Below this line is a listing that includes pictures. Copy exactly, and only, the lines from the one containing "Reproduce this diagram with TikZ." through the one containing "(806,210) -- (965,210);"; the pictures do not go in the copy.

○ ○ ○ ○ ○

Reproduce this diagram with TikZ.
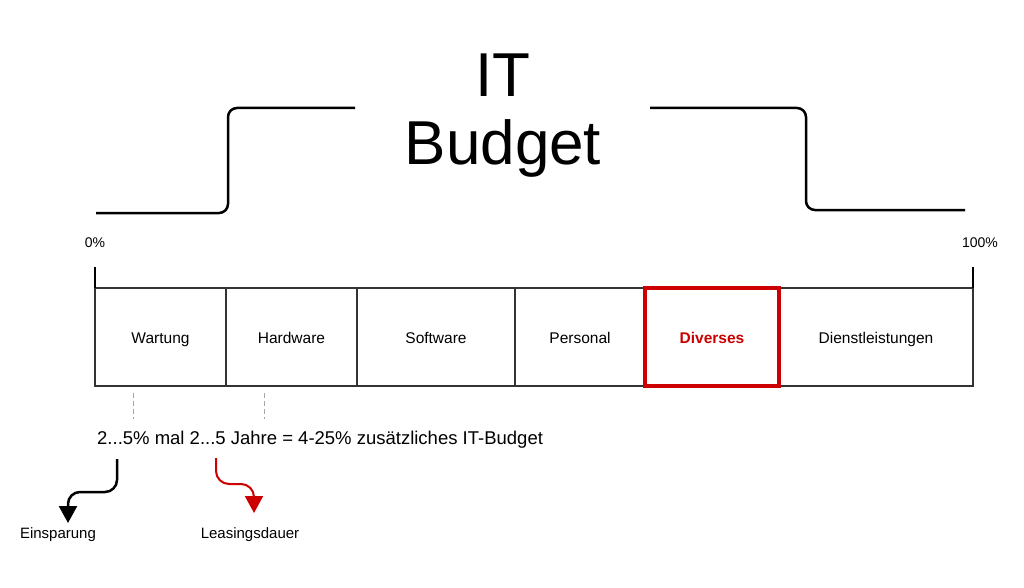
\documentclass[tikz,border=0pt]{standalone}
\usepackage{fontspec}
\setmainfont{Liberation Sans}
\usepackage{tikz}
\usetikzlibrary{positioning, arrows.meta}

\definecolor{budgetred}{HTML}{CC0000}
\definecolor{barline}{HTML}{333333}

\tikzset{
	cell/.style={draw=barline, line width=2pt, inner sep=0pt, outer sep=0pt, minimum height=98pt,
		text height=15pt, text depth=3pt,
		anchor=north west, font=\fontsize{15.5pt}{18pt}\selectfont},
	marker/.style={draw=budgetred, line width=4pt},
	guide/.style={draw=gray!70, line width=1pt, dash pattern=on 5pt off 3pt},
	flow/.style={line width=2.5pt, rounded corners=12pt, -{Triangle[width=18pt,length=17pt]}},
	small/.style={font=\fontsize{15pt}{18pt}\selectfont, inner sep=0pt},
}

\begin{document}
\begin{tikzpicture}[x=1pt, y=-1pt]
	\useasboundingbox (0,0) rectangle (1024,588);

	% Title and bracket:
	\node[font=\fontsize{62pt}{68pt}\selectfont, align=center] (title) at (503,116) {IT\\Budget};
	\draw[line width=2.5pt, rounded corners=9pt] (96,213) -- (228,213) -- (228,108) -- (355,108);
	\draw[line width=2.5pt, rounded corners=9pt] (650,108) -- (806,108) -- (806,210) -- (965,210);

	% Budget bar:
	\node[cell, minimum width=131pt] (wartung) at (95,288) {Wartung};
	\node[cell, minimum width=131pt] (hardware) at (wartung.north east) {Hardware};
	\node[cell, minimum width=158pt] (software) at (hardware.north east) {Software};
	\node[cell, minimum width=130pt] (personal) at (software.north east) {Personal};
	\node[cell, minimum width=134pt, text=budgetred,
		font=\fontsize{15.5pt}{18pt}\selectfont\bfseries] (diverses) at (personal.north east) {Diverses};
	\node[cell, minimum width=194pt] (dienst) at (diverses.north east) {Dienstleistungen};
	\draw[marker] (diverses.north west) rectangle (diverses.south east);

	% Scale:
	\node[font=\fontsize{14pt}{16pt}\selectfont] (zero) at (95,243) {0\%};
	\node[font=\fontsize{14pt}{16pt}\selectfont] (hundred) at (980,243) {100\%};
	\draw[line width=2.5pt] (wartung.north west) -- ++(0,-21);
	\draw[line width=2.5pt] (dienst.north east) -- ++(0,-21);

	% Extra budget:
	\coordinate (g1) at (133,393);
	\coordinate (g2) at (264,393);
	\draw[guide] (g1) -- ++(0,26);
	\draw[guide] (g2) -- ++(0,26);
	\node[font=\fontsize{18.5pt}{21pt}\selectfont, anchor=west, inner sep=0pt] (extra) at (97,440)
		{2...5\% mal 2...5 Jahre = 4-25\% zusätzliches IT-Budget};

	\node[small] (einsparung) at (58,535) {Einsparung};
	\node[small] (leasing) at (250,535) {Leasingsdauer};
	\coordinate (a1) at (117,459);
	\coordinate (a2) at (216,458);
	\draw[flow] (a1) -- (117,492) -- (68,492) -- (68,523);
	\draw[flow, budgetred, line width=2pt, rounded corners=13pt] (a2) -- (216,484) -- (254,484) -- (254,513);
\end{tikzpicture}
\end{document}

○ ○ ○ ○ ○

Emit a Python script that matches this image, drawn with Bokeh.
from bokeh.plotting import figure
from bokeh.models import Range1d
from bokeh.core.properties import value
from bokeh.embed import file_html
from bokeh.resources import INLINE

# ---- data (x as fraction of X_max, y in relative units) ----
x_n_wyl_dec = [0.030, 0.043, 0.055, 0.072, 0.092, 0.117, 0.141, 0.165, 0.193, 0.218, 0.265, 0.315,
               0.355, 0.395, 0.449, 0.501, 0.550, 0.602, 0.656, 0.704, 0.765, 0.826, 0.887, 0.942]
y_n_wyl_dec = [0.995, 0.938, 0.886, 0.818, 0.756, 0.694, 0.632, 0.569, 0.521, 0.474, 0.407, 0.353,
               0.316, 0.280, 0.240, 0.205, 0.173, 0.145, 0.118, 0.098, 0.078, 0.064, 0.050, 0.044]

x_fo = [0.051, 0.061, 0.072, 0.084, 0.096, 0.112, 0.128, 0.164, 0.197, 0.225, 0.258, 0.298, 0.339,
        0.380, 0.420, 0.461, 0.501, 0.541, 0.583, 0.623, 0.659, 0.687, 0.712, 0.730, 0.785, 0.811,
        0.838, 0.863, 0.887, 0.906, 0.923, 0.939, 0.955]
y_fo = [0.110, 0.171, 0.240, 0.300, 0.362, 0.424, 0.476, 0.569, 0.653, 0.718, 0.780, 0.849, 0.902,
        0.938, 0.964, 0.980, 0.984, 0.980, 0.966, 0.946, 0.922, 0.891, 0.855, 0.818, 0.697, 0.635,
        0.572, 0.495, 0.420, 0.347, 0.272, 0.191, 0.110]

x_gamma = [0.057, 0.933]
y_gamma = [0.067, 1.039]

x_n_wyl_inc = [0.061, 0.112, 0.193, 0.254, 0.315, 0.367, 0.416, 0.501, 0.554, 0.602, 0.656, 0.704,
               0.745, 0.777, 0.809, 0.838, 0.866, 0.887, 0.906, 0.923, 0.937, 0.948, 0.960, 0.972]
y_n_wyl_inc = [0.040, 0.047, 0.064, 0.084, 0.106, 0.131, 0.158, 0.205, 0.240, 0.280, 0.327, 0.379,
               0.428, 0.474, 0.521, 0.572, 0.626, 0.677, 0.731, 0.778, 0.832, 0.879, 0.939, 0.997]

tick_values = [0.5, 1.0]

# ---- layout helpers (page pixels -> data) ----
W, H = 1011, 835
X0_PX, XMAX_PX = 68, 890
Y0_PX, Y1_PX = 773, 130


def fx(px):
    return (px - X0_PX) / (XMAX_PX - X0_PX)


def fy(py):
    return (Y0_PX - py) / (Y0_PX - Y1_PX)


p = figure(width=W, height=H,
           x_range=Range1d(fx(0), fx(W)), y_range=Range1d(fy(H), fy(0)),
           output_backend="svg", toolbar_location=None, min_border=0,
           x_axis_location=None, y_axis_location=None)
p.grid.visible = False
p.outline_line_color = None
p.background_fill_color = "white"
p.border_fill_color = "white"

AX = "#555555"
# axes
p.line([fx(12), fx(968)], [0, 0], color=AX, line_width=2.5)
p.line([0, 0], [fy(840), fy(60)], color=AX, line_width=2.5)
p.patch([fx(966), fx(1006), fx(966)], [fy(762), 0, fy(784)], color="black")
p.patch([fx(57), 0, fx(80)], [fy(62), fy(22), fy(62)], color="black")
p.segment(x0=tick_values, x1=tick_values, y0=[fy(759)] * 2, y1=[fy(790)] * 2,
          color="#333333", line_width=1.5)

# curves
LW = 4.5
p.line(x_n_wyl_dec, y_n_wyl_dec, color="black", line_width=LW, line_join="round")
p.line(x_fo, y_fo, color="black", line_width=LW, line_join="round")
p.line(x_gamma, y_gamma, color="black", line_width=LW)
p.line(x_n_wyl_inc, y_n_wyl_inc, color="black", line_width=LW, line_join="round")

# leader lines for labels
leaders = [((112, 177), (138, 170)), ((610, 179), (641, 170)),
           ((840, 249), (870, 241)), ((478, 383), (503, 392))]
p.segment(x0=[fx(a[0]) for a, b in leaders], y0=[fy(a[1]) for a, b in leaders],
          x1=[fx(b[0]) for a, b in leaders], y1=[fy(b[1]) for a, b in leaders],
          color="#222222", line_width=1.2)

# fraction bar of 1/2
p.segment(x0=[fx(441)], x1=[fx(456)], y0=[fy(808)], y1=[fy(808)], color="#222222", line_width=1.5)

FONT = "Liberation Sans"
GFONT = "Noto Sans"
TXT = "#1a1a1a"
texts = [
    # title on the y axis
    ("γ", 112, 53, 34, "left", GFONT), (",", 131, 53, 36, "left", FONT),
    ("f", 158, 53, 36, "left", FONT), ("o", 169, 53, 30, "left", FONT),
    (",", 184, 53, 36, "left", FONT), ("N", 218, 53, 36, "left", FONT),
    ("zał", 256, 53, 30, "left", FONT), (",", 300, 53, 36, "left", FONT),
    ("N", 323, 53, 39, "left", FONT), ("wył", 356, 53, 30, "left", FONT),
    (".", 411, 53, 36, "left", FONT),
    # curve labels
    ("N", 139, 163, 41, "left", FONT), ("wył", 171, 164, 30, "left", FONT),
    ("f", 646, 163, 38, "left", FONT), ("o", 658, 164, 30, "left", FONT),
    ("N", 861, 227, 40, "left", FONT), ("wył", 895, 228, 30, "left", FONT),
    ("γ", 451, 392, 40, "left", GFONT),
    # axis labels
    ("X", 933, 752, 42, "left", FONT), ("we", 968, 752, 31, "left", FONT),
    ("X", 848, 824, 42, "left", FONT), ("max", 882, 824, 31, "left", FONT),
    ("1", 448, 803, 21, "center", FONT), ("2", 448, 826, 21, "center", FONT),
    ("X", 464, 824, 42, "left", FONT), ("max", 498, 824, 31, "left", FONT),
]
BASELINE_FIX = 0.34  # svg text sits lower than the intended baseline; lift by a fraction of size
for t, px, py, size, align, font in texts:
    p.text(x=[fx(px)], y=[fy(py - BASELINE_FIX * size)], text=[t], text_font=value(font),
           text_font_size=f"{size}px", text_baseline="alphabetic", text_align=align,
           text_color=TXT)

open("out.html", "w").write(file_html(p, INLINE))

○ ○ ○ ○ ○

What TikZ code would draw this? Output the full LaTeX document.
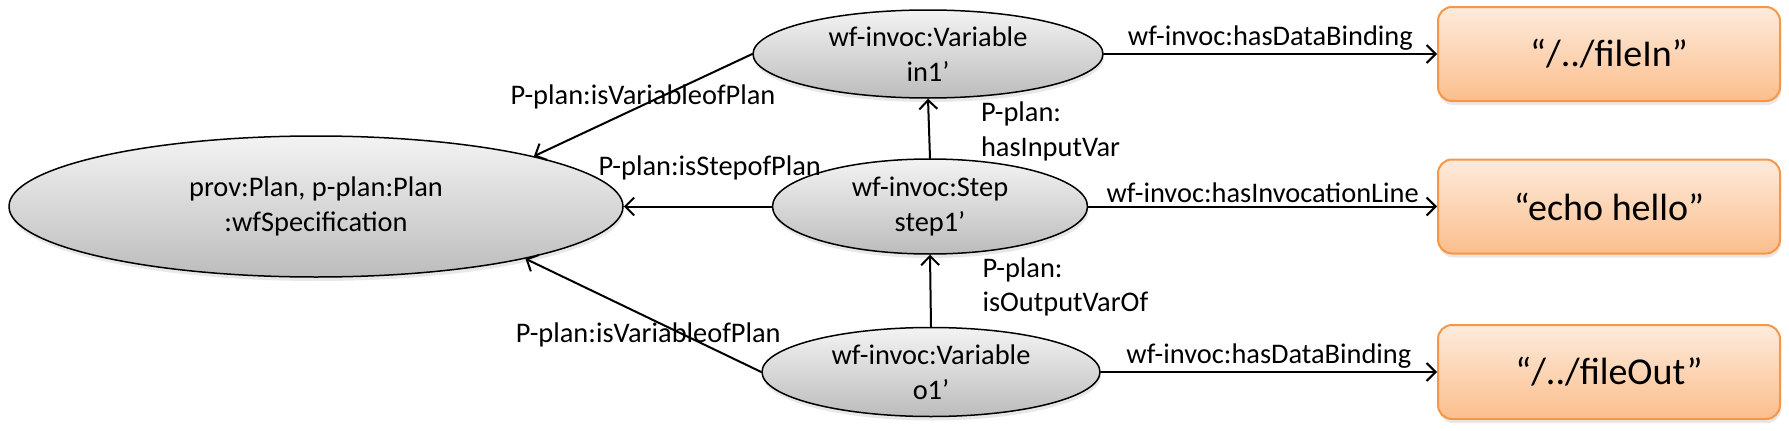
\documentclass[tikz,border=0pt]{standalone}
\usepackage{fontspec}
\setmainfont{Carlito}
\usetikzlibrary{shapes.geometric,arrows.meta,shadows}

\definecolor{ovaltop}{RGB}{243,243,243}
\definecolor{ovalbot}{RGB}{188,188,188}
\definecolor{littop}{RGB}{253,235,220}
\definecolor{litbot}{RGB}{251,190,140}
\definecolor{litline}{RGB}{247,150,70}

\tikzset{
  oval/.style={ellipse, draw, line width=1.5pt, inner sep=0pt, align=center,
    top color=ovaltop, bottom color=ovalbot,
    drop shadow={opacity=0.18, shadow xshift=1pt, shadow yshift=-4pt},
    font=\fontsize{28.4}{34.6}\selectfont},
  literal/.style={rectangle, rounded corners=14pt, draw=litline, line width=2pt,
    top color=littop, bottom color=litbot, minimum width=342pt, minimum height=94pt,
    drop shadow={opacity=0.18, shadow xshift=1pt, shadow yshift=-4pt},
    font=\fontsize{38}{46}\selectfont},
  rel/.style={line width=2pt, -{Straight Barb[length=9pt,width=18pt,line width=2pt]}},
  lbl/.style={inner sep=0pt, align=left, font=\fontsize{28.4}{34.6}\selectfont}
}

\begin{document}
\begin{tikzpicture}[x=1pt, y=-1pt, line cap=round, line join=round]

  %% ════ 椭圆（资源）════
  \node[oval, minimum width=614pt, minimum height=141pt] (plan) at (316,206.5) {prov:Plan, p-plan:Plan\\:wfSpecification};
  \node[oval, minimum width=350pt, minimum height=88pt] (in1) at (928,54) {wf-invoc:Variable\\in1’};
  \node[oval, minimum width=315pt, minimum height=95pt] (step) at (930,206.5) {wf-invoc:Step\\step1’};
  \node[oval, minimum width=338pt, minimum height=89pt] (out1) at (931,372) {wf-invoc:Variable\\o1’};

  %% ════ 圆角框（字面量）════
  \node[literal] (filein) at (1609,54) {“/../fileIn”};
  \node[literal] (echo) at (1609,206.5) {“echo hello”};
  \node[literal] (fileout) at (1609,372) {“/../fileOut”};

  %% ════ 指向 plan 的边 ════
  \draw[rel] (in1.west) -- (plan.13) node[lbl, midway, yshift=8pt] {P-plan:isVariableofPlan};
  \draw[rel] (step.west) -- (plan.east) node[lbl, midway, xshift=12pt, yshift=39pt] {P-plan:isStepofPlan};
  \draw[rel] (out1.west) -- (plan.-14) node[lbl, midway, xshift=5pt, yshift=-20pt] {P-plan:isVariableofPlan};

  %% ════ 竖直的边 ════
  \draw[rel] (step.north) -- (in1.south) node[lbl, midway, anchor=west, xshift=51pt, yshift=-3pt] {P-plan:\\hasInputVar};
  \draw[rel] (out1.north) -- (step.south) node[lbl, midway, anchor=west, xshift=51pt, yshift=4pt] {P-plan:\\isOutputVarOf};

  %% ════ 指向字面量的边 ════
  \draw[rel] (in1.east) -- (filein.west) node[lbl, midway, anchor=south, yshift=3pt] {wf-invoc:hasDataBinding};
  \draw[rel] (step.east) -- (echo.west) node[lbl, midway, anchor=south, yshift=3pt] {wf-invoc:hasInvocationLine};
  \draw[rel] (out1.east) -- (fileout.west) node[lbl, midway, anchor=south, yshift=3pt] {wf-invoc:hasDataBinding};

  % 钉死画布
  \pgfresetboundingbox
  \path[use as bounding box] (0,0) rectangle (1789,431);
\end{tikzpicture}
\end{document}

○ ○ ○ ○ ○

Solved problem:
Reproduce this diagram with TikZ.
\documentclass[tikz,border=0pt]{standalone}
\usepackage{fontspec}
\setmainfont{Liberation Sans}
\usepackage{tikz}
\usetikzlibrary{positioning, arrows.meta}

\definecolor{budgetred}{HTML}{CC0000}
\definecolor{barline}{HTML}{333333}

\tikzset{
	cell/.style={draw=barline, line width=2pt, inner sep=0pt, outer sep=0pt, minimum height=98pt,
		text height=15pt, text depth=3pt,
		anchor=north west, font=\fontsize{15.5pt}{18pt}\selectfont},
	marker/.style={draw=budgetred, line width=4pt},
	guide/.style={draw=gray!70, line width=1pt, dash pattern=on 5pt off 3pt},
	flow/.style={line width=2.5pt, rounded corners=12pt, -{Triangle[width=18pt,length=17pt]}},
	small/.style={font=\fontsize{15pt}{18pt}\selectfont, inner sep=0pt},
}

\begin{document}
\begin{tikzpicture}[x=1pt, y=-1pt]
	\useasboundingbox (0,0) rectangle (1024,588);

	% Title and bracket:
	\node[font=\fontsize{62pt}{68pt}\selectfont, align=center] (title) at (503,116) {IT\\Budget};
	\draw[line width=2.5pt, rounded corners=9pt] (96,213) -- (228,213) -- (228,108) -- (355,108);
	\draw[line width=2.5pt, rounded corners=9pt] (650,108) -- (806,108) -- (806,210) -- (965,210);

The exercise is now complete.